* _Aim_:
Open with the line that has "Emit a component"; close with the line that has "29, 30, 31]". Retype those lines exactly, images excluded.

Dataset items
++++++

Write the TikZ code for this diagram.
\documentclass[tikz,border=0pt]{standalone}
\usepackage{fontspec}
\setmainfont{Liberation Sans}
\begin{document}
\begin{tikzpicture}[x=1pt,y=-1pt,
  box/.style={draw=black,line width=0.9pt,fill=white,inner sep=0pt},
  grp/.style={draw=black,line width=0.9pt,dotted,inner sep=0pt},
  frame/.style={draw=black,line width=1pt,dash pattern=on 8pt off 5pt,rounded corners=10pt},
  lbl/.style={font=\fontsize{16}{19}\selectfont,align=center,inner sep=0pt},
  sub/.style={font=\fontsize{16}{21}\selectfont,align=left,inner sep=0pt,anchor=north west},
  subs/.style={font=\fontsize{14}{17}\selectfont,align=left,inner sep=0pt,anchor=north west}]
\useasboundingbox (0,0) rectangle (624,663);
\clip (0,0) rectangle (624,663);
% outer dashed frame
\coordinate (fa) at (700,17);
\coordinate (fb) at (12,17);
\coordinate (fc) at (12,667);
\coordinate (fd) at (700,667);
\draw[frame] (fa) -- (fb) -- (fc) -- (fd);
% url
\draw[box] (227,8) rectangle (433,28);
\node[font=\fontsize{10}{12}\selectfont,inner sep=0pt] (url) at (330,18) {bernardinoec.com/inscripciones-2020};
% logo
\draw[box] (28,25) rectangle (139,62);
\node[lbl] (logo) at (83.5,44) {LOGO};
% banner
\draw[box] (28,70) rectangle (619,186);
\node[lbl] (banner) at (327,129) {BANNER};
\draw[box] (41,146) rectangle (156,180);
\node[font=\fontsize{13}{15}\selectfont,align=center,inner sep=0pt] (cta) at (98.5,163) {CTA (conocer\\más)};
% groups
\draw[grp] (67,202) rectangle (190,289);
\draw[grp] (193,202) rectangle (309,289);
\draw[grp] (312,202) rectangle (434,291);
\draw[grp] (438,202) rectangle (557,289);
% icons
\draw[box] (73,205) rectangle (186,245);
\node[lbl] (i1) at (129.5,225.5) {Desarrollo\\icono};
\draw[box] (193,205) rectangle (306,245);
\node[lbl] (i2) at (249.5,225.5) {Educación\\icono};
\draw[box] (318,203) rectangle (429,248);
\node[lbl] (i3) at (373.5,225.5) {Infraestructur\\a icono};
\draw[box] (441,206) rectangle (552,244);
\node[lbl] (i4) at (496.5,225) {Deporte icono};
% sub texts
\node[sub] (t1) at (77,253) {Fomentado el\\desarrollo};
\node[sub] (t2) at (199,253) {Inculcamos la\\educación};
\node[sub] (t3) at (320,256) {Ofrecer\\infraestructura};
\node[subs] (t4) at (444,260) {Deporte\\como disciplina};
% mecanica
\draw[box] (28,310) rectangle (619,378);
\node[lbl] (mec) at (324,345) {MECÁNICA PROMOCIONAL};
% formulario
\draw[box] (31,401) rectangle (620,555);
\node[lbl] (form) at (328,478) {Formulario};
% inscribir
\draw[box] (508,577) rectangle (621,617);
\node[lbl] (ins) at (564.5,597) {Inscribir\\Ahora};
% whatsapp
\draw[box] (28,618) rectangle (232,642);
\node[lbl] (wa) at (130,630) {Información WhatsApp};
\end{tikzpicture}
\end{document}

++++++

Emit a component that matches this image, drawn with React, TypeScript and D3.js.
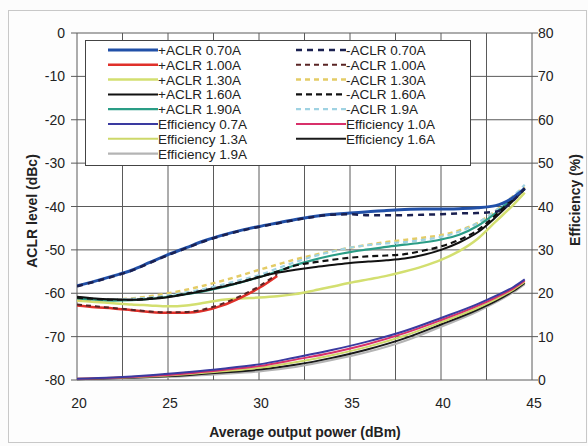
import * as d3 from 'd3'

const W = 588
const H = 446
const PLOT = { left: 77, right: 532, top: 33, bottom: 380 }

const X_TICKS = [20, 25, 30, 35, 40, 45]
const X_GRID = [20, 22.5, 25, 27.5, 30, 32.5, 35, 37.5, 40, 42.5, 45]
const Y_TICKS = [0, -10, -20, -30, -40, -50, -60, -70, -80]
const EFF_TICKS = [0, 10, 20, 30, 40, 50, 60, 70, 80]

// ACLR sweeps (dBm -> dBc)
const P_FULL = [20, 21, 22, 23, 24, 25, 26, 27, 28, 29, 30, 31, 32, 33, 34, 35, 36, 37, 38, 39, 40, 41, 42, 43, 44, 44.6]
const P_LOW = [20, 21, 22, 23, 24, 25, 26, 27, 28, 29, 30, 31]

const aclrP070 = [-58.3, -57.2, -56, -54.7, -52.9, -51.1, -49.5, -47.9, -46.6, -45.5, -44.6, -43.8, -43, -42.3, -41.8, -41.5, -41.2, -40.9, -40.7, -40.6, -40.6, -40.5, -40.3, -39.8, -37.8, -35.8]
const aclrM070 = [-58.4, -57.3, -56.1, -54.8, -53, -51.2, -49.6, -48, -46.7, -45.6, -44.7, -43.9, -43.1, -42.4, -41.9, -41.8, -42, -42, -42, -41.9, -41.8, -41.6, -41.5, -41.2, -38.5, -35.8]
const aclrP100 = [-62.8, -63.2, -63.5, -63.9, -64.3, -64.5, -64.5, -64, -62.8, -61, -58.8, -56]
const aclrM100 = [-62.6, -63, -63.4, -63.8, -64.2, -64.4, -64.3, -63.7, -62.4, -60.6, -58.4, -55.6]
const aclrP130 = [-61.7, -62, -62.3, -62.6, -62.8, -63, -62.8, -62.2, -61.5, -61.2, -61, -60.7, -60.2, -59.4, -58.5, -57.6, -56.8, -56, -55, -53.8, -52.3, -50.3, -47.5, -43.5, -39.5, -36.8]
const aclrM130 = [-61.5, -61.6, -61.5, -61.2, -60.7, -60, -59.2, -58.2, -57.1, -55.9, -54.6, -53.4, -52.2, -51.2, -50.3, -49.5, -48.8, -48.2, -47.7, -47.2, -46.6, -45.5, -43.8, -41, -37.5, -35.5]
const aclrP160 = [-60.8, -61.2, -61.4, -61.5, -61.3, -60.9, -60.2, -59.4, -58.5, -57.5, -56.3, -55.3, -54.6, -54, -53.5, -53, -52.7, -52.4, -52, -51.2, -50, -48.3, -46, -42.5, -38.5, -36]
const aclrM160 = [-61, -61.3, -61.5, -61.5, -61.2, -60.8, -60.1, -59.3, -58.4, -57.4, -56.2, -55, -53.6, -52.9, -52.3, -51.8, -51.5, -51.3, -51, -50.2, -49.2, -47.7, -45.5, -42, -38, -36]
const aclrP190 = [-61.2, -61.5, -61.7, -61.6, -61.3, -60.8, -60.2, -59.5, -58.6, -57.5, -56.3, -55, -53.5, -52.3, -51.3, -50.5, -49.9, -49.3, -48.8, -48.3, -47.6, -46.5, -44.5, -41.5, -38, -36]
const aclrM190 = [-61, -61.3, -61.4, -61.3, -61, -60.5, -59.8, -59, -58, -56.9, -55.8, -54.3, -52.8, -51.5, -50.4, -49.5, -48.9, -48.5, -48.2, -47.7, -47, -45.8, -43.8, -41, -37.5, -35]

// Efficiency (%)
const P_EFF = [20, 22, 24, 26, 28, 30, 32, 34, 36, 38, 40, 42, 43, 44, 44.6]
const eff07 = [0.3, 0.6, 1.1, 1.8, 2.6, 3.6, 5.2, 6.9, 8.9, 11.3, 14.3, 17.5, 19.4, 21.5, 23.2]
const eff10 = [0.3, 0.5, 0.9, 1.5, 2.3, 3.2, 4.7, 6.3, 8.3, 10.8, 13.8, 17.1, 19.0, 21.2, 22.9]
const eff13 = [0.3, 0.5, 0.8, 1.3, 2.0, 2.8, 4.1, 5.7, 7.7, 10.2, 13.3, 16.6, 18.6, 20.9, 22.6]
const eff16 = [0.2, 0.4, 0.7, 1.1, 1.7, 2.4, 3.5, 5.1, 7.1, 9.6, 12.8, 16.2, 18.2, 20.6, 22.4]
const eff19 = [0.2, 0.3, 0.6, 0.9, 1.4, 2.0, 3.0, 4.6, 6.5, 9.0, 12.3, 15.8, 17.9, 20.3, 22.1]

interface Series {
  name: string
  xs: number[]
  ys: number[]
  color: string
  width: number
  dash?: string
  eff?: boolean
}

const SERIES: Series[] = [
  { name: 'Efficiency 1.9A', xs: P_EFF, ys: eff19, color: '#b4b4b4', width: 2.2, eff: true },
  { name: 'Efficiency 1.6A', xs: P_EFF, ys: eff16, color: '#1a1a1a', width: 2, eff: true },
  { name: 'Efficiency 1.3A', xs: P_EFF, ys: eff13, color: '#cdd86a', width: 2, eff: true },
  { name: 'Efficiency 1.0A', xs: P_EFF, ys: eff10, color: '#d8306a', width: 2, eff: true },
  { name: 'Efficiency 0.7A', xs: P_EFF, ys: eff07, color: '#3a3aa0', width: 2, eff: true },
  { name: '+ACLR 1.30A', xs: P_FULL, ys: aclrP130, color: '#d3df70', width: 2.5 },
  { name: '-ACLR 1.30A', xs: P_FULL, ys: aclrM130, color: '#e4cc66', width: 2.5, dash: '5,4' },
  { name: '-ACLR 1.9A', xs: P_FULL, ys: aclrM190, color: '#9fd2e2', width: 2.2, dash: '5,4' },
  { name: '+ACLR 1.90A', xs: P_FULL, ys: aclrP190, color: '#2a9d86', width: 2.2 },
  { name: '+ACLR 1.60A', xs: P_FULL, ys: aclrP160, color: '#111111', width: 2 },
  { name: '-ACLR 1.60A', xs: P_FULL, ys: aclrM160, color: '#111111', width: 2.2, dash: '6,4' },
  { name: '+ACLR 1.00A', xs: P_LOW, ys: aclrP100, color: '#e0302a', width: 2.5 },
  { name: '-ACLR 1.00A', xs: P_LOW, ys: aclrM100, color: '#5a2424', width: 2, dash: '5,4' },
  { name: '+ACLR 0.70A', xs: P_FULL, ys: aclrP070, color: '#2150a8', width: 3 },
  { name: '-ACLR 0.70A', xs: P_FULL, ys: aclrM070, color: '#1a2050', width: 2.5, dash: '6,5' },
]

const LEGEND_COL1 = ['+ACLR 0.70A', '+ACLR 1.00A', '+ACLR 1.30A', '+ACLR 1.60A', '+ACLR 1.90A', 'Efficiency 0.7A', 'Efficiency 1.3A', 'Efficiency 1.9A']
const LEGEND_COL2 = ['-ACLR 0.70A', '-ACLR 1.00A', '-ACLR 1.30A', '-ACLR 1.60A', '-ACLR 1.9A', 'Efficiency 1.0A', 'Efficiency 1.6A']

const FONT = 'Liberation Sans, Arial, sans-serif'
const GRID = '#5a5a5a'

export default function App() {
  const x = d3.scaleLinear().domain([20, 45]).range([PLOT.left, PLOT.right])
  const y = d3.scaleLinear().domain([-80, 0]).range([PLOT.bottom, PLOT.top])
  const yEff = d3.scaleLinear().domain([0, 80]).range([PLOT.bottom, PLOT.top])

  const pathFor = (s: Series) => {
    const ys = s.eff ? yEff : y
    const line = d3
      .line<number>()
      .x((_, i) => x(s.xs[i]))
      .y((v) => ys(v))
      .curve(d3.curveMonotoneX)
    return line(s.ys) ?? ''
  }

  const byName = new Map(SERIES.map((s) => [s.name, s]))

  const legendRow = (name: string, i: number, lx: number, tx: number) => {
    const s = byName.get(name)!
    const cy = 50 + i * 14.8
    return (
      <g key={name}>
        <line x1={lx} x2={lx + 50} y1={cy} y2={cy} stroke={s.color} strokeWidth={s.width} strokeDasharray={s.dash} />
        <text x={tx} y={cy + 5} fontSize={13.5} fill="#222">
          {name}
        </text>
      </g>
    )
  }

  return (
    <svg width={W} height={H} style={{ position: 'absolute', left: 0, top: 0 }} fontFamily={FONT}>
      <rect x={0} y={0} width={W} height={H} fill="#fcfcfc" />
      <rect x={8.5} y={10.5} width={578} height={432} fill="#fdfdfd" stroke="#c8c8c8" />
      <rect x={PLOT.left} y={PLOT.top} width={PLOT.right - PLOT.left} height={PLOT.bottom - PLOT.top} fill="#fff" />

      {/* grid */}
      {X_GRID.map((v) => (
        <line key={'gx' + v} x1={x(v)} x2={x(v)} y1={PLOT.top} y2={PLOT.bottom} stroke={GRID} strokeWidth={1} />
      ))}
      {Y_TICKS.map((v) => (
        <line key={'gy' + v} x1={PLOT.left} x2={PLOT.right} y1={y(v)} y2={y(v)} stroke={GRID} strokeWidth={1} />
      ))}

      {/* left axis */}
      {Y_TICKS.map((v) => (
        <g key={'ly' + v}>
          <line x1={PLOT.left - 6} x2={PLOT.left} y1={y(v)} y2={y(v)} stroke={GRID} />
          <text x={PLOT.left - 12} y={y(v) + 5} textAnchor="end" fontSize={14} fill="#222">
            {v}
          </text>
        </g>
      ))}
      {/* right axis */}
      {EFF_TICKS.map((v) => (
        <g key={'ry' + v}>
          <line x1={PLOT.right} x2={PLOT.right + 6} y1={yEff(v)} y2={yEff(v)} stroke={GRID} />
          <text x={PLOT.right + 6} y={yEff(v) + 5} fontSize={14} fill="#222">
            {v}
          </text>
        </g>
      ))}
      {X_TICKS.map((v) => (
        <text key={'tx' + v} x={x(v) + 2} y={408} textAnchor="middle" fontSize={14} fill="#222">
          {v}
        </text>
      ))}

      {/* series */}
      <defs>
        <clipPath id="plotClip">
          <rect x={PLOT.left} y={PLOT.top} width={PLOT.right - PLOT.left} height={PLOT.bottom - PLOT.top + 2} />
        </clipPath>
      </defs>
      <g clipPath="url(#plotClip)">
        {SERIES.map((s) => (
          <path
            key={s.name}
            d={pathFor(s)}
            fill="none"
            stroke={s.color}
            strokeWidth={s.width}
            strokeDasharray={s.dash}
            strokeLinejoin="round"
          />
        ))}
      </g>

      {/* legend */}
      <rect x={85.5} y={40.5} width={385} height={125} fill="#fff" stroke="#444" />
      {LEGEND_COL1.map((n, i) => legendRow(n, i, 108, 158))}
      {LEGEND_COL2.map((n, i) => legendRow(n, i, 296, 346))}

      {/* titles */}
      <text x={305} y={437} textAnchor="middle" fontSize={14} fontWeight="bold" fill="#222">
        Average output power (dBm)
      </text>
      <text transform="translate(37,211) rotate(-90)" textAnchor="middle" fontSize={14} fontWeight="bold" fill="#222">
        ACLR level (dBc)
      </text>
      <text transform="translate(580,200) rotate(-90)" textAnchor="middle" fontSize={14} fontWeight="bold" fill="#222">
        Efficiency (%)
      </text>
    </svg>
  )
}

++++++

* _Answer to this problem_:
Emit a component that matches this image, drawn with React, TypeScript and D3.js.
import * as d3 from 'd3'

const W = 588
const H = 446
const PLOT = { left: 77, right: 532, top: 33, bottom: 380 }

const X_TICKS = [20, 25, 30, 35, 40, 45]
const X_GRID = [20, 22.5, 25, 27.5, 30, 32.5, 35, 37.5, 40, 42.5, 45]
const Y_TICKS = [0, -10, -20, -30, -40, -50, -60, -70, -80]
const EFF_TICKS = [0, 10, 20, 30, 40, 50, 60, 70, 80]

// ACLR sweeps (dBm -> dBc)
const P_FULL = [20, 21, 22, 23, 24, 25, 26, 27, 28, 29, 30, 31, 32, 33, 34, 35, 36, 37, 38, 39, 40, 41, 42, 43, 44, 44.6]
const P_LOW = [20, 21, 22, 23, 24, 25, 26, 27, 28, 29, 30, 31]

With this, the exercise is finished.